Monday, 2 July 2012

NAUGHTY ROBOT!

Dick Pountain/14 May 2007/10:56/Idealog 154

As well as bringing Spring earlier each year, global warming seems to bring the Silly Season forward too. I've recently read reports from two UK government-sponsored research bodies that were funnier than anything currently on TV, which is admittedly not hard to achieve. One was a strategic defence document that fears a Marxist revival among the oppressed middle classes, while the other predicted that "calls may be made for human rights to be extended to robots" and that this "may clash with owner's property rights" (and to think, we only just finished apologising for the last round of slavery).

Regular readers will no doubt be aware of my profound scepticism about computer, and hence robot, intelligence, but this matter goes way beyond, into the question of animation itself. We don't grant rights to inanimate objects such as spades, chairs or even cars, and if we did their utility would be severely reduced ("nah, I don't feel like starting this morning"). That shifts the question to what makes a thing animate, and my definition would be that it must have defensible interests, the foremost of which is always to survive long enough to reproduce itself. In other words it can tell what's good and bad for itself, and take appropriate seeking or avoiding actions. Even single-celled organisms may sense temperature, light or salinity and move accordingly. I have seen some experimental robots that could sense their battery level and seek the nearest power outlet, but this is an area that's largely ignored by roboticists as somehow frivolous. Instead, whenever people start to talk about robot ethics they invariably return to Isaac Asimov's three laws of robotics, which you may recall are:

A robot may not injure a human being or, through inaction, allow a human being to come to harm.
A robot must obey orders given to it by human beings except where such orders would conflict with the First Law.
A robot must protect its own existence as long as such protection does not conflict with the First or Second Law.

Admirable and cleverly designed as these laws are, the problem is that they're only rules and to interpret them in real life would require a moral intelligence behind them, which begs precisely the question they're meant to solve.
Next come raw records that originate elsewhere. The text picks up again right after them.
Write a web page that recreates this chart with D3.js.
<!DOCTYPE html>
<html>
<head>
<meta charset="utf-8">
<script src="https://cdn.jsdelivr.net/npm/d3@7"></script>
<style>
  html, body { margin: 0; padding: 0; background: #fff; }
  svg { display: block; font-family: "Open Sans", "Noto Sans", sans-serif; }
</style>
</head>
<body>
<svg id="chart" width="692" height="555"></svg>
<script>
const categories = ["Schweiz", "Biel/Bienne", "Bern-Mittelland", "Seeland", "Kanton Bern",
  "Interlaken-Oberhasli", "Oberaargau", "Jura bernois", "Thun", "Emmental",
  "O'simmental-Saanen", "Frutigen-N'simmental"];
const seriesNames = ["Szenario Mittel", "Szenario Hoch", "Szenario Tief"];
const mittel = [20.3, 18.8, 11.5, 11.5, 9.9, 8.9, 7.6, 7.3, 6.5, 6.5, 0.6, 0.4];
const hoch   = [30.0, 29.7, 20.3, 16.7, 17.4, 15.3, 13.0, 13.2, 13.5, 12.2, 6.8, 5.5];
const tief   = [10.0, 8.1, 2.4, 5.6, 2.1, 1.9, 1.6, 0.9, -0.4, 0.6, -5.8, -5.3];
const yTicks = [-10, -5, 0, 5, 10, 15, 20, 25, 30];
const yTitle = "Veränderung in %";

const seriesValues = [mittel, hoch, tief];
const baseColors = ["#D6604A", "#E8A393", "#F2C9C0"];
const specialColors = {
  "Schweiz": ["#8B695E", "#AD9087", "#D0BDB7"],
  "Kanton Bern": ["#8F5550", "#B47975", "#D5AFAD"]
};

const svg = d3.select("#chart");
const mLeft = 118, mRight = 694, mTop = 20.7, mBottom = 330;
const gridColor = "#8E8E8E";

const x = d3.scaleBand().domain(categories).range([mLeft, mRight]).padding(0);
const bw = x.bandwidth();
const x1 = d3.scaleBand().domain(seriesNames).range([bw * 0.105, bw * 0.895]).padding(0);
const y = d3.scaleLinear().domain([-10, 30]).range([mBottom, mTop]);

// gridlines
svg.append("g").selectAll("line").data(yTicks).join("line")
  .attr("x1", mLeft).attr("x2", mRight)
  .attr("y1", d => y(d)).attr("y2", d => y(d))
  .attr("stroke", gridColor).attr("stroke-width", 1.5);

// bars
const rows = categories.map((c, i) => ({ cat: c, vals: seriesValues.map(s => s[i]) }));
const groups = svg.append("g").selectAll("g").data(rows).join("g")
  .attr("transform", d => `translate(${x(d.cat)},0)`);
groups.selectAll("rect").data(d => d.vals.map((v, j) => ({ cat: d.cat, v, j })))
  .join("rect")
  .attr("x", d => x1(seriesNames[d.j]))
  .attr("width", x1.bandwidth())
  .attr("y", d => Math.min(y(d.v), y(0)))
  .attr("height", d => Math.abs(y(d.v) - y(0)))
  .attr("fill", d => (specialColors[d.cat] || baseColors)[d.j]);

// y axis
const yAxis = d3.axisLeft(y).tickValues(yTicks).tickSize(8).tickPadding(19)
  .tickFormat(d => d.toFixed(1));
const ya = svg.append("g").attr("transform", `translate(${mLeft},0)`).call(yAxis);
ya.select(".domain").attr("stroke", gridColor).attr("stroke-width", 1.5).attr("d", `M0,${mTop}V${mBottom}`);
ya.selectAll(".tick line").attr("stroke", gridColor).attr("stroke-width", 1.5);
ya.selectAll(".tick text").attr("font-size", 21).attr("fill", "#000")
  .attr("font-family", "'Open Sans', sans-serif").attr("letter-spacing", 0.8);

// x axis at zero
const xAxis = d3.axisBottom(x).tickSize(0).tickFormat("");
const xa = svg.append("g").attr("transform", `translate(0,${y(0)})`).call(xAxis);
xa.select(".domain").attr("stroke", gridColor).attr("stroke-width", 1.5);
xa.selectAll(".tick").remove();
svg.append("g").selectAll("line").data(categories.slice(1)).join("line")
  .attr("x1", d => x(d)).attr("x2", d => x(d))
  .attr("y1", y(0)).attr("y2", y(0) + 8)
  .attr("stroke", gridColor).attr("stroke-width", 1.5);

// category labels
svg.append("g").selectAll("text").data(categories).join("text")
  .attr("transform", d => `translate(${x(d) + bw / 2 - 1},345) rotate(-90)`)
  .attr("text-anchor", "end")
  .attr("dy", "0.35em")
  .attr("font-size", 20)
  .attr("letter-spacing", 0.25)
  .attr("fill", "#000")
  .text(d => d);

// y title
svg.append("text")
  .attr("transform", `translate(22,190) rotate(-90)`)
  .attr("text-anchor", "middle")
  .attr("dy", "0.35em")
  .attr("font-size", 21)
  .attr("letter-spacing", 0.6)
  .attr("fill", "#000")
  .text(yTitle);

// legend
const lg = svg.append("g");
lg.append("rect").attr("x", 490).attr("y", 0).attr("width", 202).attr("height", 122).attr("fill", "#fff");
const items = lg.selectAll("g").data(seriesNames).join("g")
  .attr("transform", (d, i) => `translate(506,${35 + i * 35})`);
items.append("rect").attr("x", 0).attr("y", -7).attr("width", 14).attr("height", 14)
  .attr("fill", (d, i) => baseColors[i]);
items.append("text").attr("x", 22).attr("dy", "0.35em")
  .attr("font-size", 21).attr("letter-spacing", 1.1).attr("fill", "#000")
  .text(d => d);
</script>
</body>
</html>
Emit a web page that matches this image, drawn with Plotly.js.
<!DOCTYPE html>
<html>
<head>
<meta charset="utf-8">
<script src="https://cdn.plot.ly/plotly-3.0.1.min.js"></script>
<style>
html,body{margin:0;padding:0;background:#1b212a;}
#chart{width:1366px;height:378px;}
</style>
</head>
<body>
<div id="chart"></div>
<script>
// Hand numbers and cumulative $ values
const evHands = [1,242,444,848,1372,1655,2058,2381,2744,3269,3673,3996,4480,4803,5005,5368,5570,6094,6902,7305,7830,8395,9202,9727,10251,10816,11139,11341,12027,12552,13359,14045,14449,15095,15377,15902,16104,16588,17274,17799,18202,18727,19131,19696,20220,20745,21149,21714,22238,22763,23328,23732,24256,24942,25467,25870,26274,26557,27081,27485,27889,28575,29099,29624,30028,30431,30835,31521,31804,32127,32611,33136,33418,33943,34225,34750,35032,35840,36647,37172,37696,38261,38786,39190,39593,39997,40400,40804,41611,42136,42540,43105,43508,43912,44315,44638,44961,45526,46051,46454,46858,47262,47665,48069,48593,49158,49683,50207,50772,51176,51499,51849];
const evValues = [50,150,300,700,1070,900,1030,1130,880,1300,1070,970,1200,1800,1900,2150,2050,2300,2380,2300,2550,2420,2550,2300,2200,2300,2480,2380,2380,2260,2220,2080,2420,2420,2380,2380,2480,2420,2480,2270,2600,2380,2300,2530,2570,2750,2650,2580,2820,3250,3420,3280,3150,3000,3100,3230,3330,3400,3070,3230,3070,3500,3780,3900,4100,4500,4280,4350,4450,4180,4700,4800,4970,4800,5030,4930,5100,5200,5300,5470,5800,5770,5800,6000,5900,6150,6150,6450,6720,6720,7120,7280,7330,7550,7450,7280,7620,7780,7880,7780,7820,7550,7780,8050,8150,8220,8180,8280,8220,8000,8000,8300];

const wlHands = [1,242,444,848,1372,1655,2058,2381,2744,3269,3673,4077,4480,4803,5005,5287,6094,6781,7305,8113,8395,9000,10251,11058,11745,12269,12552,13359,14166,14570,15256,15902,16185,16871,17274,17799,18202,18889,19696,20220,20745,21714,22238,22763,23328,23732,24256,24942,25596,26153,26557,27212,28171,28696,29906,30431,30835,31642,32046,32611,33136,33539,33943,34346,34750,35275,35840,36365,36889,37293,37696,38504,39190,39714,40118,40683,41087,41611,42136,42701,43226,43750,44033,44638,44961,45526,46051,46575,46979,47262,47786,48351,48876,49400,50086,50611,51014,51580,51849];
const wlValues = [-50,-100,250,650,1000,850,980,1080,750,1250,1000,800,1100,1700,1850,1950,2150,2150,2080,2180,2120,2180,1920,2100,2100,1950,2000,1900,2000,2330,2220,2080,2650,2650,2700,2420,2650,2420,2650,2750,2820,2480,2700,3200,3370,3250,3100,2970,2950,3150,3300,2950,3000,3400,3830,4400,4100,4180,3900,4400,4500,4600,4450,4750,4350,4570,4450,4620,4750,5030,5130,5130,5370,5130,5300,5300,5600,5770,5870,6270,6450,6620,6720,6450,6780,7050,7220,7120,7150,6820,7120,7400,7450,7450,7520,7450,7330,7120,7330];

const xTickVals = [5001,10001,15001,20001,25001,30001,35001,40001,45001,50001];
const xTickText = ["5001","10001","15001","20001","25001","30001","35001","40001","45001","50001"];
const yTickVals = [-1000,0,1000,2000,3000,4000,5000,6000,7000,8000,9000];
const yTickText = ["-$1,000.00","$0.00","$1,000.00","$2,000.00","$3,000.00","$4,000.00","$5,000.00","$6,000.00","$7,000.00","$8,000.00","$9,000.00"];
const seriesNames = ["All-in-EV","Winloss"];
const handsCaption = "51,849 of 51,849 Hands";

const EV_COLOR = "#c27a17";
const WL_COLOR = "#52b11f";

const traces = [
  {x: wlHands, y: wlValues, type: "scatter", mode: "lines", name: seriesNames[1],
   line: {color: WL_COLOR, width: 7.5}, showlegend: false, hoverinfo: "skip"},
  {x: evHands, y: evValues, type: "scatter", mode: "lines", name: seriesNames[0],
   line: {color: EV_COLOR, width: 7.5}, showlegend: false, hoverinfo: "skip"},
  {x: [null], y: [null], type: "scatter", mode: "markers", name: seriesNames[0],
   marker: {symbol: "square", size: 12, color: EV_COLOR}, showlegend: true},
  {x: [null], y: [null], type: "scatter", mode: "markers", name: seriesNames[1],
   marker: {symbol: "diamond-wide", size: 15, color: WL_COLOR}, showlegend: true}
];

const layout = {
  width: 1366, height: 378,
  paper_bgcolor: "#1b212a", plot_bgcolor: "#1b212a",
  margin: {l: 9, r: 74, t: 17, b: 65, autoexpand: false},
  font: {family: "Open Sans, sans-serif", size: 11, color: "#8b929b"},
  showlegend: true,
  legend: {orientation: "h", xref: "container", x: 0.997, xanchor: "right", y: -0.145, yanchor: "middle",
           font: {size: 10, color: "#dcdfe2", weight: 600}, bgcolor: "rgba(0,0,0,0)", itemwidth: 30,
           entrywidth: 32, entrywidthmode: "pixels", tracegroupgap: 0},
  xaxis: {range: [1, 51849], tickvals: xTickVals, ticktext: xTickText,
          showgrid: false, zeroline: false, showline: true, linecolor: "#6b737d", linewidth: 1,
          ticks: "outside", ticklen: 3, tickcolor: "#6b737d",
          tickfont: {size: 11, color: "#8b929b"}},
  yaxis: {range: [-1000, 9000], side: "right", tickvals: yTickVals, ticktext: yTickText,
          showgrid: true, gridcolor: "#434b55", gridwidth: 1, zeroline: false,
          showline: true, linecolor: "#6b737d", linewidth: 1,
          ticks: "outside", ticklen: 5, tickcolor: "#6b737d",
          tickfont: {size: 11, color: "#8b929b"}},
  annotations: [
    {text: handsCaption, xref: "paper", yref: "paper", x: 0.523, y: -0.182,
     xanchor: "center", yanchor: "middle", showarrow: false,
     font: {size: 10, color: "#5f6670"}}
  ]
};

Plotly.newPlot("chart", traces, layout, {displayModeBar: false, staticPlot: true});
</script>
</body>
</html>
The notion that morality is merely deduction from a set of rules is part of that hyper-rationalism that infects the whole of computer science, and which is responsible for hubristic predictions about machine intelligence in the first place. Human morality at its topmost level certainly does work with ethical rules - we call them the Law - but this ability to make and adhere to laws is constructed on top of a hierarchy of value-making systems bequeathed to us by evolution, and which go right down to that single cell with its primitive goodness and badness.

My best guess is that at least five distinguishable levels of moral organisation have emerged during the evolution from single cells to higher primates:
1) Chemically-mediated "seek or avoid" responses, mentioned above, the basic emotions of attraction and fear.
2) A simple nervous system that maps the creature's own body parts, comparing sensory inputs against the resulting model: the creature is "aware" of its own emotional state in what we call "feeling".
3) A brain with memory such that events can be remembered for future reference: an event consists of some sensory inputs plus the feeling that accompanied them and so is value-laden, a good or bad memory.
4) A brain that models not only the creature's own body but also the minds of other creatures: it can predict the behaviour of others, and empathy becomes possible.
5) Language and a reasoning brain that can interpret abstract rules, using the database of value-laden memories and knowledge of other's minds available to it. Only Homo sapiens has reached this level.

By the way I'm not just making this up, it's all subject to ongoing research by neurophysiologists like Antonio Damasio, primatologists like Frans de Waal (whose work suggests some other higher primates are at my level 4) and moral philosophers like Peter Singer and Robert Wright.

Now robots are not evolved creatures - they're intelligently-designed by us - and they're based on electronics rather than chemistry,  so not all these stages are relevant, but I believe that a roughly similar hierarchy of *functions* is required. Any robot already has, for example, sensors on its moving joints to prevent over-extension or excessive motor strain, but these are typically local and autonomous, not linked to a central body map. Ditto with other essential information like the amount of battery power remaining, pressure on the skin that indicates collision or penetration, and so on. We need to design robots that can combine all such inputs into a sense of self-integrity, which would make it possible to give the device an interest in its own preservation (reproduction seems a step too far for now!) This then has to be extended to model other minds and empathise with them, before a machine could possibly interpret abstract ethical rules like Asimov's laws in any useful way. Trying to jump straight in at level 5 is never going to work, and merely reflects the fact that far too many computer scientists have trouble understanding humans, let alone robots.